The women were from Sabawoon, a charity that provides training to women on how to run a business from home and works to create gender rights awareness. They had been visiting Mir Ali since December to teach handicrafts to Pashtun women in Ipi village.

According to police, one female aid worker survived the Feb. 22 ambush.   

Many netizens took to social media to express anger over the attack.

“A real blow to women empowerment and visibility in the region. Taliban are back in the region,” stated Mona, a female activist, in a Feb. 22 tweet.

She said the vocational trainers were really poor women who would travel for three hours to the village for a monthly income of 16,000 rupees (US$101).

The Women’s Action Forum condemned the targeted killing in a statement issued the same evening.

“Civil society organizations and human rights defenders are already working under restrictive conditions, often risking their lives to simply do their work. Women human rights defenders face additional threats due to their gender and the patriarchal society at large,” it stated.

“We demand that the state take immediate action to conduct a transparent investigation into the incident and prosecute this case to the full extent of the law. We ask the local police and administration to avoid short-term, protectionist measures, such as restrictions on activities of NGOs, and focus on providing an enabling environment for civil society activities.”

Security forces on Feb. 23 killed Hassan alias Sajna, a member of the Taliban group that murdered the four women, during an intelligence-based operation in North Waziristan.

Cultural constraints

As in other parts of Pakistan, women are a particularly vulnerable segment of society in Khyber Pakhtunkhwa because of the strong patriarchal and tribal culture.
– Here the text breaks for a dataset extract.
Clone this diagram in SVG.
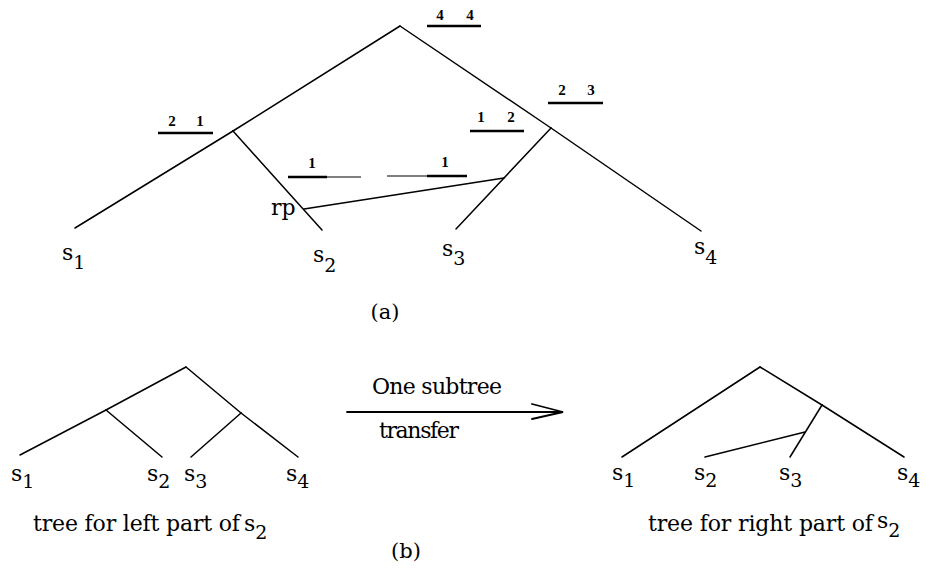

The militancy-plagued province has a tradition of banning women voters through local jirga (tribal court) laws enforcing local traditions and Sharia law. Most women in Khyber Pakhtunkhwa already practice purdah [seclusion] and wear burqas.

“Tribal women are already facing challenges in finding jobs. Their movement is restricted owing to local traditions. Now we have women police officers or female lawmakers. The cowardly attack on women activists is another blow to the already marginalized region,” said Pastor James.

Jirgas also sentence women to death for “dishonoring” a family or a tribe. These traditional courts are run by tribal and community elders primarily in rural areas, and civil society and human rights activists believe them to be historically detrimental to women’s rights.

Last month two universities in northern Pakistan banned T-shirts, short shirts, heavy makeup, jewelry, sleeveless shalwar kameez (traditional tunics with pleated trousers) and heavy handbags for females while on the campus.

The literacy rate in the seven tribal districts of Khyber Pakhtunkhwa, the erstwhile federal territories, is 33 percent compared with 59 percent for the rest of Pakistan and female literacy at 12 percent compared with 47 percent for the rest of the country.

According to the independent Human Rights Commission of Pakistan (HRCP), the highest number of child marriages was recorded in the tribal areas in 2019.

“Ninety nine percent of the girls are married under this traditional practice, which continues despite the existence of the Sindh Child Marriages Restraint Act ([that prohibits marriage of children under 18],” states the latest HRCP annual report.